How to check for status code?
mjenczmyk opened this issue · 3 comments
Hi,
Is there any way to check for status code when making a HTTP request? For instance, when executing
browser.post(loginURL, Map(
"email" -> email,
"password" -> password,
"op" -> "Login",
"form_build_id" -> getLoginFormID,
"form_id" -> "packt_user_login_form"
))
how can one check whether status code is 200 (successful logging) or not? One way would be to write a custom HtmlValidator
to validate returned Document
, but can I do it explicitly by checking status code?
Hi @mjenczmyk! The behavior of a Browser
when a request returns a non-200 status code is implementation-dependent. In the case of jsoup, for example, an HttpStatusException
is thrown:
scala> JsoupBrowser().get("https://example.com/non_existing_page")
org.jsoup.HttpStatusException: HTTP error fetching URL
at org.jsoup.helper.HttpConnection$Response.execute(HttpConnection.java:760)
at org.jsoup.helper.HttpConnection$Response.execute(HttpConnection.java:706)
at org.jsoup.helper.HttpConnection.execute(HttpConnection.java:299)
(...)
You can catch this exception to check the specific status code that was returned.
Note that scala-scraper does not intend to provide full-fledged HTTP clients. While the Browser
class surely helps in the most common use cases, dealing with more complex HTTP responses may require using a proper external HTTP client and passing the response body to Browser#parseString
manually.
Thanks, that'll help.
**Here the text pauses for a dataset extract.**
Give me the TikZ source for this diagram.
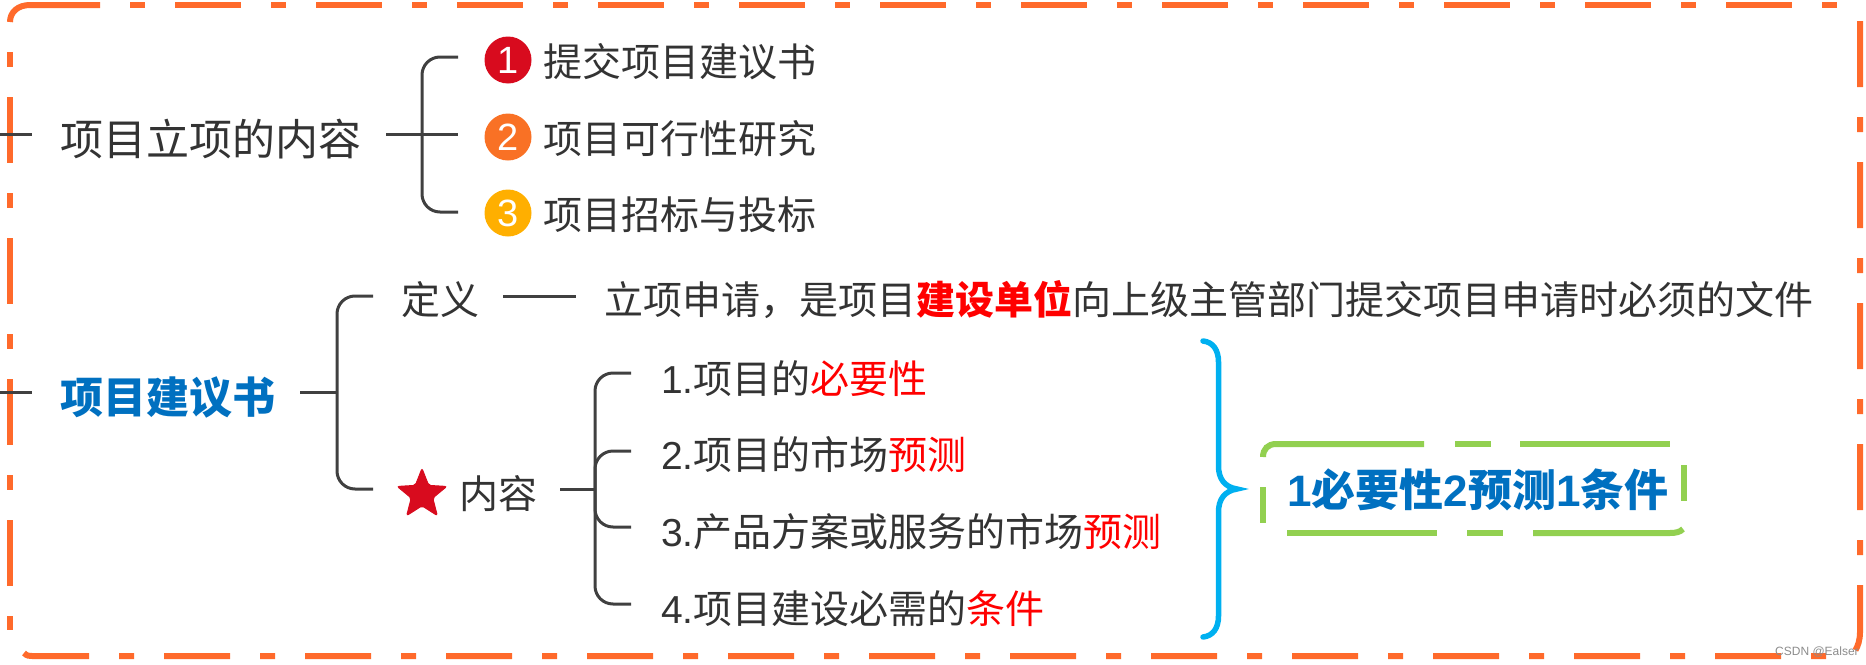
\documentclass[tikz,border=0pt]{standalone}
\usepackage{fontspec}
\usetikzlibrary{shapes.geometric}
\setmainfont{Noto Sans CJK SC}
\newfontfamily\lat{Liberation Sans}
\definecolor{ink}{HTML}{333333}
\definecolor{wire}{HTML}{404040}
\definecolor{framec}{HTML}{FF6A2B}
\definecolor{cred}{HTML}{D80B1E}
\definecolor{corange}{HTML}{F97125}
\definecolor{cyellow}{HTML}{FFAF00}
\definecolor{blueT}{HTML}{0070C0}
\definecolor{bracec}{HTML}{00B0F0}
\definecolor{greenc}{HTML}{92D050}
\definecolor{hot}{HTML}{FF0000}
\newcommand{\hl}[1]{\textcolor{hot}{#1}}
\tikzset{
  x=1pt,y=-1pt,
  framedash/.style={draw=framec,line width=6pt,line cap=butt},
  fa/.style={framedash,dash pattern=on 15pt off 30pt on 66pt off 30pt},
  fb/.style={framedash,dash pattern=on 66pt off 30pt on 15pt off 30pt},
  conn/.style={draw=wire,line width=3pt,rounded corners=18pt},
  txt/.style={anchor=base west,inner sep=0pt,text=ink,font=\fontsize{39}{47}\selectfont},
  big/.style={anchor=base west,inner sep=0pt,text=ink,font=\fontsize{43}{52}\selectfont},
  num/.style={circle,inner sep=0pt,minimum size=47pt,text=white,font=\lat\fontsize{38}{42}\selectfont},
  grn/.style={draw=greenc,line width=6pt,line cap=butt},
}
\begin{document}
\begin{tikzpicture}
\useasboundingbox (0,0) rectangle (1866,664);
% frame
\draw[framedash] (10,22) .. controls (10,12) and (18,5) .. (30,5) -- (100,5);
\draw[fa] (130,5) -- (1840,5);
\draw[fa] (10,52) -- (10,630);
\draw[fb] (1860,21) -- (1860,632) .. controls (1860,640) and (1858,646) .. (1855,651);
\draw[fb] (24,653) .. controls (27,656) and (29,656) .. (32,656) -- (1827,656);
% coordinates
\coordinate (tickA0) at (0,134);   \coordinate (tickA1) at (32,134);
\coordinate (rootAe) at (386,134); \coordinate (barA) at (422,134);
\coordinate (bA1) at (458,57);     \coordinate (bA2) at (458,134); \coordinate (bA3) at (458,212);
\coordinate (tickB0) at (0,392);   \coordinate (tickB1) at (32,392);
\coordinate (rootBe) at (300,392); \coordinate (barB) at (337,392);
\coordinate (bB1) at (373,296);    \coordinate (bB2) at (373,489);
\coordinate (defL) at (503,296);   \coordinate (defR) at (576,296);
\coordinate (contE) at (560,489);  \coordinate (barC) at (595,489);
\coordinate (bC1) at (631,373);    \coordinate (bC2) at (631,451);
\coordinate (bC3) at (631,527);    \coordinate (bC4) at (631,604);
% group A
\draw[conn] (tickA0) -- (tickA1);
\node[big] (rootA) at (60,155.5) {项目立项的内容};
\draw[conn] (rootAe) -- (bA2);
\draw[conn] (bA1) -| (barA) |- (bA3);
\node[num,fill=cred] (n1) at (508,60) {1};
\node[num,fill=corange] (n2) at (508,137) {2};
\node[num,fill=cyellow] (n3) at (508,213) {3};
\node[txt] (a1) at (543,76) {提交项目建议书};
\node[txt] (a2) at (543,153) {项目可行性研究};
\node[txt] (a3) at (543,229.5) {项目招标与投标};
% group B
\draw[conn] (tickB0) -- (tickB1);
\node[big,text=blueT,font=\fontsize{43}{52}\selectfont\bfseries] (rootB) at (60,413) {项目建议书};
\draw[conn] (rootBe) -- (barB);
\draw[conn] (bB1) -| (barB) |- (bB2);
\node[txt] (def) at (401,314) {定义};
\draw[conn] (defL) -- (defR);
\node[txt] (deft) at (604,314) {立项申请，是项目\hl{\bfseries 建设单位}向上级主管部门提交项目申请时必须的文件};
\node[star,star points=5,star point ratio=2.3,fill=cred,draw=cred,line width=1pt,rounded corners=2pt,inner sep=0pt,minimum size=52pt] (star) at (422,494.5) {};
\node[txt] (cont) at (459,508.5) {内容};
\draw[conn] (contE) -- (barC);
\draw[conn] (bC1) -| (barC) |- (bC4);
\draw[conn] (bC2) -| (barC) |- (bC3);
\node[txt] (c1) at (661,393) {{\lat 1.}项目的\hl{必要性}};
\node[txt] (c2) at (661,469) {{\lat 2.}项目的市场\hl{预测}};
\node[txt] (c3) at (661,546.8) {{\lat 3.}产品方案或服务的市场\hl{预测}};
\node[txt] (c4) at (661,623.5) {{\lat 4.}项目建设必需的\hl{条件}};
% brace
\draw[draw=bracec,line width=5.5pt,line cap=round] (1203,341) .. controls (1213,342) and (1218.5,350) .. (1218.5,362) -- (1218.5,466) .. controls (1218.5,478) and (1224,487) .. (1237,489) .. controls (1224,491) and (1218.5,500) .. (1218.5,512) -- (1218.5,616) .. controls (1218.5,628) and (1213,636) .. (1203,637);
% green box
\draw[grn] (1263,457) .. controls (1263,449) and (1268,444) .. (1276,444) -- (1424,444);
\draw[grn] (1455,444) -- (1491,444);
\draw[grn] (1520,444) -- (1670,444);
\draw[grn] (1684,465) -- (1684,501);
\draw[grn] (1263,487) -- (1263,523);
\draw[grn] (1287,533) -- (1437,533);
\draw[grn] (1467,533) -- (1503,533);
\draw[grn] (1533,533) -- (1670,533) .. controls (1676,533) and (1680,532) .. (1683,529);
\node[anchor=base west,inner sep=0pt,text=blueT,font=\fontsize{44}{52}\selectfont\bfseries] (sum) at (1287,506) {{\lat\bfseries 1}必要性{\lat\bfseries 2}预测{\lat\bfseries 1}条件};
\node[anchor=base west,inner sep=0pt,text=black!45,font=\lat\fontsize{12}{14}\selectfont] (wm) at (1775,655) {CSDN @Ealser};
\end{tikzpicture}
\end{document}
I was using scalaj-http
when making more complex requests (as you've suggested), but now I'll be able to use plain scala-scraper
more. Thanks for help!
Feel free to close the issue if you want to.
For me changing the user agent to "Mozilla/5.0" alone fixed the issue.
Document doc = Jsoup.connect(url)
.userAgent("Mozilla/5.0")
.timeout(30000)
.get();